O
alvorecer da humanidade
Morei
em Macapá no início dos anos 90. O Amapá, naquele tempo, contava com pouco mais
de 300 mil habitantes, isso na imensidão que se estende do Laranjal do Jari ao
Oiapoque e da ilha Mexiana ao parque do Tumucumaque.
Macapá,
eu comparava a um bairro de Belém. Quase uma sucursal da Pedreira. Vez em vez,
encontrava um rosto conhecido, uma turma de artistas arribada, parentes,
aderentes, e chegados dando bobeira no ir e vir da avenida Fab.
Era
uma cidade pequena, entretanto, um campo aberto, amplo, rarefeito de tensões,
de ocultas ou sutis intenções. Uma imensidão de oportunidades.
Dentre
as belezas do meio do mundo, a mim, me marcou muito a orla de Macapá. Uma faixa
estreita ainda. Ia da praça Zaguri, até a fortaleza. Dali não se varava. A rua
acabava e a outra ponta, onde se localiza a praia do Araxá, se alcançava
avançando por dentro da cidade. Para mim era o paraíso, a orla. Vivia o prazer
incomparável de estar à beira do Amazonas. Sentir o fortíssimo maral riscando o
rosto da gente, no final da tarde e até arrastando para longe a cobertura das
barraquinhas da calçada. As ondas vibrando aos pés da estátua de São José e a
lua nascendo dentro d’água. Maior, mais colorida e mais bonita lua que eu vi na
vida.
Pelo
que eu batia e virava, ali na beira, apenas uma peixaria encontrei, naquela
época. Nem era na beira. Era pelos escaninhos do Perpétuo Socorro, nos
arredores do igarapé das Mulheres. Um lugar modesto. Acanhado. Simplesinho, mas
asseado, bem arrumadinho. Só ia lá quem já conhecia, quem tinha a indicação abalizada,
e a localização bem explicadinha, fornecida por um freguês antigo. Era
discreto. E de uma fineza. De uma qualidade. A especialidade era o famoso
camarão no bafo. De tirar o chapéu! Depois que achei o lugar. Não desatei
daquele escondidinho.
Saí
de Macapá e parei em outras plagas. Passou, passou, o mundo girou, e eis que anos
depois, voltei lá. Foi em 2005. Nada, nada, mais de dez anos depois.
Participei, representando a minha categoria profissional, de evento sobre os 50
anos de Mineração na Amazônia. Só gente aquilatada. Pesquisadores, doutores na
área do desenvolvimento, renomados nomes da Geografia, da Geologia. Jornalistas
especializados no tema, sindicalistas. Um povo antenado.
Dez
anos depois, a cidade era outra.

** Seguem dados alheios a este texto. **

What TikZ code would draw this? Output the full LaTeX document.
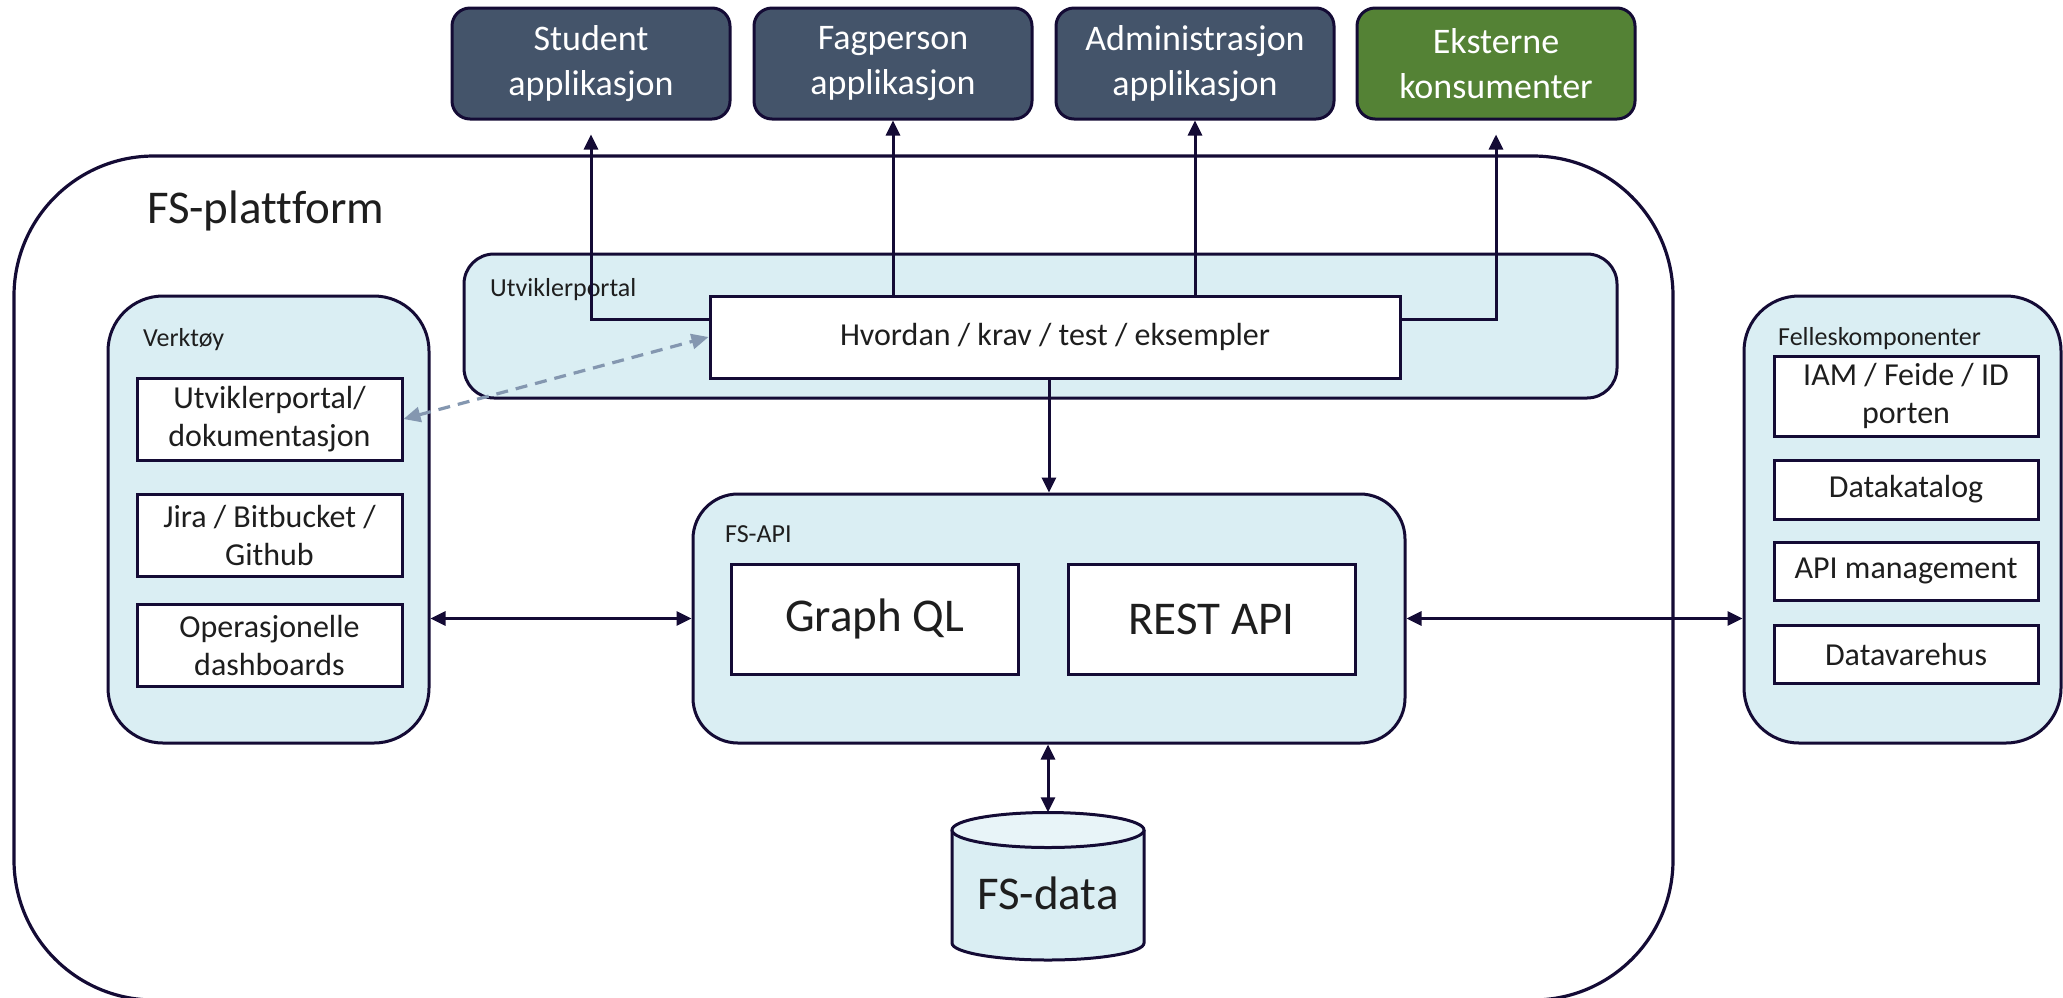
\documentclass[tikz,border=0pt]{standalone}
\usepackage{fontspec}
\setmainfont{Carlito}[Ligatures=NoCommon]
\usetikzlibrary{arrows.meta,calc}
\definecolor{linec}{HTML}{140B35}
\definecolor{slate}{HTML}{44546A}
\definecolor{grn}{HTML}{548235}
\definecolor{lightb}{HTML}{DAEEF3}
\definecolor{toplight}{HTML}{E8F4F8}
\definecolor{dashc}{HTML}{8497B0}
\definecolor{txt}{HTML}{1E1E1E}
\tikzset{
  outerbox/.style={draw=linec, line width=3.2pt, rounded corners=140pt, inner sep=0pt},
  groupbox/.style={draw=linec, fill=lightb, line width=3pt, inner sep=0pt},
  wbox/.style={draw=linec, fill=white, line width=3pt, inner sep=0pt, text=txt,
    font=\fontsize{32}{38}\selectfont, align=center},
  bigbox/.style={wbox, font=\fontsize{47}{56}\selectfont},
  appbox/.style={draw=linec, line width=3pt, rounded corners=18pt, inner sep=0pt,
    text=white, font=\fontsize{36}{45}\selectfont, align=center,
    minimum width=278pt, minimum height=111pt},
  grplabel/.style={anchor=west, inner sep=0pt, text=txt, font=\fontsize{26}{30}\selectfont},
  arr/.style={draw=linec, line width=3pt, -{Triangle[length=15pt,width=14pt]}},
  biarr/.style={draw=linec, line width=3pt, {Triangle[length=15pt,width=14pt]}-{Triangle[length=15pt,width=14pt]}},
  dasharr/.style={draw=dashc, line width=3.2pt, dash pattern=on 12pt off 8pt,
    {Triangle[length=17pt,width=15pt]}-{Triangle[length=17pt,width=15pt]}},
}
\begin{document}
\begin{tikzpicture}[x=1pt,y=1pt]
\useasboundingbox (0,0) rectangle (2063,-997);
\fill[white] (0,0) rectangle (2063,-997);

% outer platform
\node[outerbox, minimum width=1659pt, minimum height=844pt] (plattform) at (843.5,-578) {};
\node[anchor=base west, inner sep=0pt, text=txt, font=\fontsize{47}{56}\selectfont] (plattlbl) at (147,-223) {FS-plattform};

% top application boxes
\node[appbox, fill=slate] (student) at (591,-63.5) {Student\\applikasjon};
\node[appbox, fill=slate] (fag) at (893,-63.5) {Fagperson\\applikasjon};
\node[appbox, fill=slate] (admin) at (1195,-63.5) {Administrasjon\\applikasjon};
\node[appbox, fill=grn] (ekst) at (1496,-63.5) {Eksterne\\konsumenter};

% Utviklerportal
\node[groupbox, rounded corners=30pt, minimum width=1153pt, minimum height=144pt] (utv) at (1040.5,-326) {};
\node[grplabel] (utvlbl) at (490,-290) {Utviklerportal};
\node[wbox, minimum width=690pt, minimum height=82pt] (hv) at (1055,-337) {Hvordan / krav / test / eksempler};

% Verktøy
\node[groupbox, rounded corners=55pt, minimum width=321pt, minimum height=447pt] (verk) at (268.5,-519.5) {};
\node[grplabel] (verklbl) at (143,-340) {Verktøy};
\node[wbox, minimum width=265pt, minimum height=82pt] (doc) at (269.5,-419) {Utviklerportal/\\dokumentasjon};
\node[wbox, minimum width=265pt, minimum height=82pt] (jira) at (269.5,-535) {Jira / Bitbucket /\\Github};
\node[wbox, minimum width=265pt, minimum height=82pt] (ops) at (269.5,-645) {Operasjonelle\\dashboards};

% FS-API
\node[groupbox, rounded corners=45pt, minimum width=712pt, minimum height=249pt] (api) at (1049,-618.5) {};
\node[grplabel] (apilbl) at (725,-534) {FS-API};
\node[bigbox, minimum width=287pt, minimum height=110pt] (gql) at (874.5,-619) {Graph QL};
\node[bigbox, minimum width=287pt, minimum height=110pt] (rest) at (1211.5,-619) {REST API};

% Felleskomponenter
\node[groupbox, rounded corners=55pt, minimum width=317pt, minimum height=447pt] (felles) at (1902.5,-519.5) {};
\node[grplabel] (felleslbl) at (1778,-339) {Felleskomponenter};
\node[wbox, minimum width=264pt, minimum height=80pt] (iam) at (1906,-396) {IAM / Feide / ID\\porten};
\node[wbox, minimum width=264pt, minimum height=59pt] (katalog) at (1906,-489.5) {Datakatalog};
\node[wbox, minimum width=264pt, minimum height=58pt] (apim) at (1906,-571) {API management};
\node[wbox, minimum width=264pt, minimum height=58pt] (dvh) at (1906,-654) {Datavarehus};

% FS-data cylinder
\fill[lightb] (952,-830) -- (952,-943) arc[start angle=180,end angle=360,x radius=96pt,y radius=17pt] -- (1144,-830) -- cycle;
\draw[linec, line width=3pt] (952,-830) -- (952,-943) arc[start angle=180,end angle=360,x radius=96pt,y radius=17pt] -- (1144,-830);
\filldraw[fill=toplight, draw=linec, line width=3pt] (1048,-830) ellipse [x radius=96pt, y radius=17.5pt];
\node[inner sep=0pt, minimum width=192pt, minimum height=148pt] (fsdata) at (1048,-886.5) {};
\node[inner sep=0pt, text=txt, font=\fontsize{47}{56}\selectfont] (fsdatalbl) at (1048,-893) {FS-data};

% connectors
\draw[arr] ([yshift=18pt]hv.west) -| ([yshift=-14pt]student.south);
\draw[arr] (fag.south |- hv.north) -- (fag.south);
\draw[arr] (admin.south |- hv.north) -- (admin.south);
\draw[arr] ([yshift=18pt]hv.east) -| ([yshift=-14pt]ekst.south);
\draw[arr] (hv.south -| api.north) -- (api.north);
\draw[dasharr] (doc.east) -- (hv.west);
\draw[biarr] (verk.east |- api.west) -- (api.west);
\draw[biarr] (api.east) -- (felles.west |- api.east);
\draw[biarr] (api.south -| fsdata.north) -- (fsdata.north);
\end{tikzpicture}
\end{document}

Não mais reconhecia as ligações, o recantos,
os escondidos, o caminho para a lagoa do índio. Tudo mudado. Inclusive a orla,
que agora emendava a Zaguri com o Araxá, por uma grande avenida. Uma Beira-Rio
minada, agora, de restaurantes e peixarias requintadas.
No
programa do evento, havia um almoço numa das peixarias mais famosas.
Naquela
reunião de personalidades refinadas, percebi o instinto de posse do ser humano,
de conquista, de garantia de comida e espaço. Na hora do almoço, me reconheci
no alvorecer da humanidade. Um discreto empurra-empurra científico, um
chega-pra-lá acadêmico sem intenção, um olhar corporativo de intimidação eram
sinais dos primórdios. À mesa, Peixe de tudo quanto é jeito. Frito, ao molho de
cupuaçu, na brasa, ao molho de maracujá, moqueca de Gurijuba...Mas a grande
disputa, creiam, era pelo ovo submerso na caldeirada. Naquele alvorecer da
humanidade, eu e todas aquelas pessoas de alto gabarito, nos comparávamos aos
caçadores-coletores fascinados, lutando para pescar com a concha, aquele misterioso
ovo monolítico cozido, mergulhado na caldeirada de Filhote.